Il sogno spezzato di Nibali, la grandeur vera di Thomas e finta di ASO
Per Vincenzo Nibali il Tour s'è spezzato a metà, alla 12-esima tappa: frattura composta alla decima vertebra toracica nella caduta , ai -4 km dalla cima dell'Alpe d'Huez, provocata forse dalla tracollla di una macchina fotografica e non da una moto della Gendarmerie, come invece detto in un primo momento dallo stesso Nibali.
Doveva essere, l'ultima del trittico alpino, la frazione regina. Quella che avrebbe sconvolto la classifica. E lo è stata, ma per la forzosa rinuncia a uno dei favoriti per il podio di Parigi.
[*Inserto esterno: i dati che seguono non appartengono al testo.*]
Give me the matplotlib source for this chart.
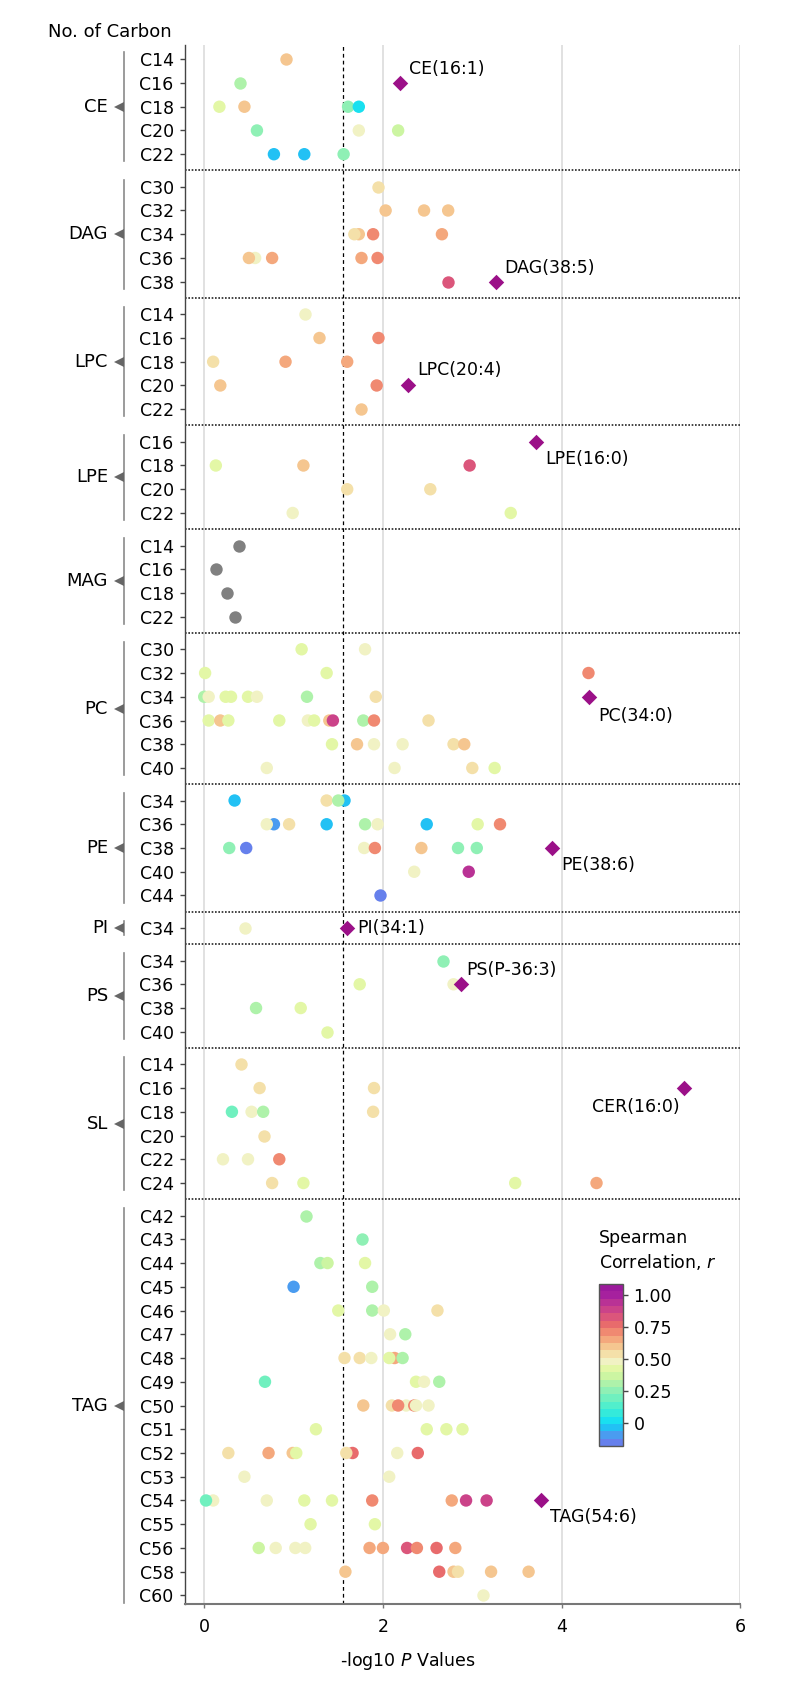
import matplotlib
matplotlib.use('Agg')
import matplotlib.pyplot as plt
from matplotlib.colors import LinearSegmentedColormap, Normalize
from matplotlib.cm import ScalarMappable

# ---- data: -log10 P values (x) and Spearman r (colour) per carbon row ----
ce_carbon = ['C14', 'C16', 'C18', 'C20', 'C22']
ce_x = [[0.92], [0.40], [0.17, 0.45, 1.61, 1.73], [0.59, 1.73, 2.17], [0.78, 1.12, 1.56]]
ce_r = [[0.60], [0.30], [0.45, 0.60, 0.27, 0.03], [0.28, 0.47, 0.38], [-0.05, -0.05, 0.28]]

dag_carbon = ['C30', 'C32', 'C34', 'C36', 'C38']
dag_x = [[1.95], [2.03, 2.46, 2.73], [1.73, 1.68, 1.89, 2.66], [0.57, 0.50, 0.76, 1.76, 1.94], [2.73]]
dag_r = [[0.54], [0.62, 0.62, 0.62], [0.62, 0.57, 0.72, 0.68], [0.48, 0.62, 0.68, 0.66, 0.70], [0.85]]

lpc_carbon = ['C14', 'C16', 'C18', 'C20', 'C22']
lpc_x = [[1.13], [1.29, 1.95], [0.10, 0.91, 1.60], [0.18, 1.93], [1.76]]
lpc_r = [[0.46], [0.60, 0.70], [0.54, 0.68, 0.68], [0.60, 0.70], [0.62]]

lpe_carbon = ['C16', 'C18', 'C20', 'C22']
lpe_x = [[], [0.13, 1.11, 2.97], [1.60, 2.53], [0.99, 3.43]]
lpe_r = [[], [0.43, 0.62, 0.85], [0.52, 0.52], [0.50, 0.44]]

mag_carbon = ['C14', 'C16', 'C18', 'C22']
mag_x = [[0.39], [0.13], [0.26], [0.35]]
mag_r = [[None], [None], [None], [None]]

pc_carbon = ['C30', 'C32', 'C34', 'C36', 'C38', 'C40']
pc_x = [[1.09, 1.80],
        [0.01, 1.37, 4.30],
        [0.00, 0.05, 0.24, 0.30, 0.49, 0.59, 1.15, 1.92],
        [0.05, 0.18, 0.27, 0.84, 1.16, 1.23, 1.40, 1.44, 1.78, 1.90, 2.51],
        [1.43, 1.71, 1.90, 2.22, 2.79, 2.91],
        [0.70, 2.13, 3.00, 3.25]]
pc_r = [[0.40, 0.47],
        [0.40, 0.42, 0.70],
        [0.30, 0.46, 0.42, 0.44, 0.40, 0.47, 0.30, 0.57],
        [0.40, 0.62, 0.40, 0.40, 0.46, 0.42, 0.60, 0.86, 0.30, 0.70, 0.55],
        [0.40, 0.62, 0.47, 0.47, 0.57, 0.58],
        [0.47, 0.47, 0.56, 0.40]]

pe_carbon = ['C34', 'C36', 'C38', 'C40', 'C44']
pe_x = [[0.34, 1.37, 1.57, 1.50],
        [0.78, 0.70, 0.95, 1.37, 1.80, 1.94, 2.49, 3.06, 3.31],
        [0.28, 0.47, 1.79, 1.91, 2.43, 2.84, 3.05],
        [2.35, 2.96],
        [1.97]]
pe_r = [[-0.05, 0.56, -0.05, 0.30],
        [-0.08, 0.47, 0.54, -0.04, 0.30, 0.47, -0.05, 0.40, 0.70],
        [0.28, -0.14, 0.47, 0.70, 0.60, 0.28, 0.28],
        [0.47, 0.92],
        [-0.14]]

pi_carbon = ['C34']
pi_x = [[0.46]]
pi_r = [[0.46]]

ps_carbon = ['C34', 'C36', 'C38', 'C40']
ps_x = [[2.67], [1.74, 2.79], [0.58, 1.08], [1.37]]
ps_r = [[0.28], [0.40, 0.47], [0.30, 0.40], [0.42]]

sl_carbon = ['C14', 'C16', 'C18', 'C20', 'C22', 'C24']
sl_x = [[0.41], [0.62, 1.90], [0.31, 0.53, 0.66, 1.89], [0.67], [0.21, 0.49, 0.84], [0.76, 1.11, 3.48, 4.39]]
sl_r = [[0.54], [0.52, 0.54], [0.18, 0.47, 0.32, 0.54], [0.53], [0.46, 0.46, 0.70], [0.57, 0.40, 0.42, 0.68]]

tag_carbon = ['C42', 'C43', 'C44', 'C45', 'C46', 'C47', 'C48', 'C49', 'C50',
              'C51', 'C52', 'C53', 'C54', 'C55', 'C56', 'C58', 'C60']
tag_x = [[1.14],
         [1.77],
         [1.30, 1.38, 1.80],
         [1.00, 1.88],
         [1.50, 1.88, 2.01, 2.61],
         [2.08, 2.25],
         [1.57, 1.74, 1.87, 2.13, 2.07, 2.22],
         [0.68, 2.37, 2.46, 2.63],
         [1.78, 2.10, 2.26, 2.17, 2.35, 2.37, 2.51],
         [1.25, 2.49, 2.71, 2.89],
         [0.27, 0.72, 0.99, 1.03, 1.66, 1.59, 2.16, 2.39],
         [0.45, 2.07],
         [0.10, 0.02, 0.70, 1.12, 1.43, 1.88, 2.77, 2.93, 3.16],
         [1.19, 1.91],
         [0.61, 0.80, 1.02, 1.13, 1.85, 2.00, 2.27, 2.38, 2.60, 2.81],
         [1.58, 2.63, 2.79, 2.84, 3.21, 3.63],
         [3.12]]
tag_r = [[0.30],
         [0.26],
         [0.32, 0.38, 0.43],
         [-0.07, 0.33],
         [0.40, 0.30, 0.48, 0.55],
         [0.46, 0.32],
         [0.57, 0.52, 0.46, 0.64, 0.40, 0.32],
         [0.20, 0.40, 0.46, 0.32],
         [0.60, 0.56, 0.48, 0.70, 0.72, 0.47, 0.48],
         [0.42, 0.42, 0.43, 0.41],
         [0.54, 0.64, 0.62, 0.40, 0.76, 0.52, 0.46, 0.78],
         [0.46, 0.46],
         [0.46, 0.18, 0.46, 0.41, 0.45, 0.72, 0.68, 0.90, 0.86],
         [0.42, 0.43],
         [0.38, 0.47, 0.47, 0.46, 0.63, 0.68, 0.82, 0.74, 0.76, 0.68],
         [0.58, 0.76, 0.62, 0.57, 0.58, 0.58],
         [0.48]]

# highlighted lipids (diamonds)
hl_group = ['CE', 'DAG', 'LPC', 'LPE', 'PC', 'PE', 'PI', 'PS', 'SL', 'TAG']
hl_carbon = ['C16', 'C38', 'C20', 'C16', 'C34', 'C38', 'C34', 'C36', 'C16', 'C54']
hl_x = [2.19, 3.26, 2.28, 3.71, 4.31, 3.89, 1.60, 2.87, 5.37, 3.77]
hl_label = ['CE(16:1)', 'DAG(38:5)', 'LPC(20:4)', 'LPE(16:0)', 'PC(34:0)',
            'PE(38:6)', 'PI(34:1)', 'PS(P-36:3)', 'CER(16:0)', 'TAG(54:6)']

threshold = 1.55

groups = [('CE', ce_carbon, ce_x, ce_r), ('DAG', dag_carbon, dag_x, dag_r),
          ('LPC', lpc_carbon, lpc_x, lpc_r), ('LPE', lpe_carbon, lpe_x, lpe_r),
          ('MAG', mag_carbon, mag_x, mag_r), ('PC', pc_carbon, pc_x, pc_r),
          ('PE', pe_carbon, pe_x, pe_r), ('PI', pi_carbon, pi_x, pi_r),
          ('PS', ps_carbon, ps_x, ps_r), ('SL', sl_carbon, sl_x, sl_r),
          ('TAG', tag_carbon, tag_x, tag_r)]

# colour map (banded, like the original legend); anchors given in r units
vmin, vmax = -0.18, 1.09
anchors = [(-0.18, '#6680ec'), (-0.12, '#4a9cf0'), (-0.06, '#22c0f4'), (0.00, '#18e0f0'),
           (0.09, '#40eed2'), (0.18, '#6ff0c0'), (0.27, '#9cf0b0'), (0.35, '#c6f5a2'),
           (0.42, '#e2f7a4'), (0.49, '#f2f2c6'), (0.56, '#f4dca2'), (0.63, '#f5ba86'),
           (0.71, '#f29272'), (0.79, '#e86a6c'), (0.87, '#d64e80'), (0.95, '#c03892'),
           (1.02, '#a8229e'), (1.09, '#9c1a9c')]
cmap = LinearSegmentedColormap.from_list(
    'spear', [((v - vmin) / (vmax - vmin), c) for v, c in anchors], N=22)
norm = Normalize(vmin=vmin, vmax=vmax)

fig = plt.figure(figsize=(7.94, 16.89), dpi=100)
W, H = 794, 1689
ax = fig.add_axes([185 / W, 1 - 1604 / H, 555.4 / W, (1604 - 45) / H])

# row positions
ypos = {}
spans = []
ticks, ticklabels = [], []
y = 0.0
for gi, (g, carbons, xs, rs) in enumerate(groups):
    if gi > 0:
        y += 0.37
    start = y
    for c in carbons:
        ypos[(g, c)] = y
        ticks.append(y)
        ticklabels.append(c)
        y += 1
    spans.append((g, start, y - 1))

for gi, (g, carbons, xs, rs) in enumerate(groups):
    for c, xr, rr in zip(carbons, xs, rs):
        if not xr:
            continue
        yy = [ypos[(g, c)]] * len(xr)
        if rr[0] is None:
            ax.scatter(xr, yy, s=80, color='#808080', linewidths=0, zorder=3)
        else:
            ax.scatter(xr, yy, s=80, c=rr, cmap=cmap, norm=norm, linewidths=0, zorder=3)

# highlighted diamonds + labels
offsets = {'CE(16:1)': (6.5, 10, 'left'), 'DAG(38:5)': (6.5, 10, 'left'),
           'LPC(20:4)': (6.5, 11, 'left'), 'LPE(16:0)': (6.5, -12.5, 'left'),
           'PC(34:0)': (6.5, -13.5, 'left'), 'PE(38:6)': (6.5, -12.5, 'left'),
           'PI(34:1)': (7.5, 0, 'left'), 'PS(P-36:3)': (4, 10, 'left'),
           'CER(16:0)': (-3.5, -14, 'right'), 'TAG(54:6)': (6.5, -12, 'left')}
for g, c, xv, lab in zip(hl_group, hl_carbon, hl_x, hl_label):
    yy = ypos[(g, c)]
    ax.scatter([xv], [yy], marker='D', s=62, color='#9b1088', linewidths=0, zorder=4)
    dx, dy, ha = offsets[lab]
    ax.annotate(lab, (xv, yy), xytext=(dx, dy), textcoords='offset points',
                ha=ha, va='center', fontsize=12.5, color='black', zorder=5)

# separators between lipid classes
for (g1, s1, e1), (g2, s2, e2) in zip(spans[:-1], spans[1:]):
    ax.axhline((e1 + s2) / 2, color='#222222', lw=1.2, ls=(0, (1, 1)), zorder=2)

ax.axvline(threshold, color='black', lw=0.9, ls=(0, (3, 2.5)), zorder=2)

ax.set_xlim(-0.215, 6.0)
ax.set_ylim(y - 1 + 0.36, -0.60)
ax.set_xticks([0, 2, 4, 6])
ax.set_xticklabels(['0', '2', '4', '6'])
ax.set_yticks(ticks)
ax.set_yticklabels(ticklabels)
ax.grid(axis='x', color='#d9d9d9', lw=1.1, zorder=0)
ax.set_axisbelow(True)
for side in ['top', 'right']:
    ax.spines[side].set_visible(False)
ax.spines['left'].set_color('#444444')
ax.spines['left'].set_linewidth(1.0)
ax.spines['bottom'].set_color('#777777')
ax.spines['bottom'].set_linewidth(1.5)
ax.tick_params(axis='y', length=3.6, width=1, color='#444444', pad=4.5, labelsize=12.5)
ax.tick_params(axis='x', length=3, width=1, color='#777777', pad=7, labelsize=12.5)

# class brackets with triangles
ytr = ax.get_yaxis_transform()
bx = (124 - 185) / 555.4
tx = (118.5 - 185) / 555.4
lx = (108 - 185) / 555.4
for g, s, e in spans:
    ax.plot([bx, bx], [s - 0.3, e + 0.3], transform=ytr, color='#8a8a8a', lw=1.2, clip_on=False)
    mid = (s + e) / 2
    ax.plot([tx], [mid], transform=ytr, marker='<', ms=7, color='#666666', mew=0, clip_on=False)
    ax.text(lx, mid, g, transform=ytr, ha='right', va='center', fontsize=13)

fig.text(48 / W, 1 - 32 / H, 'No. of Carbon', ha='left', va='center', fontsize=13)
fig.text(408 / W, 1 - 1661 / H, r'-log10 $\mathit{P}$ Values', ha='center', va='center', fontsize=12.5)

# colour bar
cax = fig.add_axes([599 / W, 1 - 1446 / H, 24 / W, 162 / H])
cb = fig.colorbar(ScalarMappable(norm=norm, cmap=cmap), cax=cax, ticks=[0, 0.25, 0.5, 0.75, 1.0])
cb.ax.set_yticklabels(['0', '0.25', '0.50', '0.75', '1.00'])
cb.ax.tick_params(length=3.5, width=1, color='#444444', pad=4, labelsize=12.5)
cb.outline.set_edgecolor('#555555')
cb.outline.set_linewidth(1.0)
fig.text(599 / W, 1 - 1238 / H, 'Spearman', ha='left', va='center', fontsize=12.5)
fig.text(599 / W, 1 - 1262 / H, r'Correlation, $\mathit{r}$', ha='left', va='center', fontsize=12.5)

fig.savefig('out.png', dpi=100)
Per colpa di un'organizzazione che per il proprio gigantismo fagocita se stessa.
E non sa trovare un elicottero per non far percorrere in ambulanza, al vincitore del 2014, i 63 km di sobbalzi fino all'ospedale di Grenoble per un referto che la smorfia dello Squalo faceva presagire anche prima dell'esito clinico; e nonostante fosse riuscito a tagliare il traguardo con un ritardo di soli 13".
Grazie anche al - PRESUNTO e tutto da provare - fair play di Thomas, Froome e Dumoulin e certo non di Bardet, né - e questa è una certezza - della giuria, che ha poi rigettato l'istanza di neutralizzazione derubricando la caduta a "incidente di corsa".
Mai, in trenta ascese al Tour, un britannico aveva domato la "montagna degli olandesi", così chiamata per il loro record di successi (otto, l'ultimo di Theunisse nell'89) e il coloratissimo tifo arancione, da "curva", su uno di quei 21 tornanti in 14 km all'8,1% di pendenza media entrati nel mito.
Ha vinto, Mister G, se possibile in maniera ancora più perentoria rispetto a la Rosiere: sprintando ai 40 orari (quaranta!) su Dumoulin, Bardet e Froome in un finale incandescente quanto i fumogeni, ormai purtroppo sdoganati anche negli stadi a cielo aperto del ciclismo.
Perfetta metafora dei tempi: troppo fumo e niente arrosto.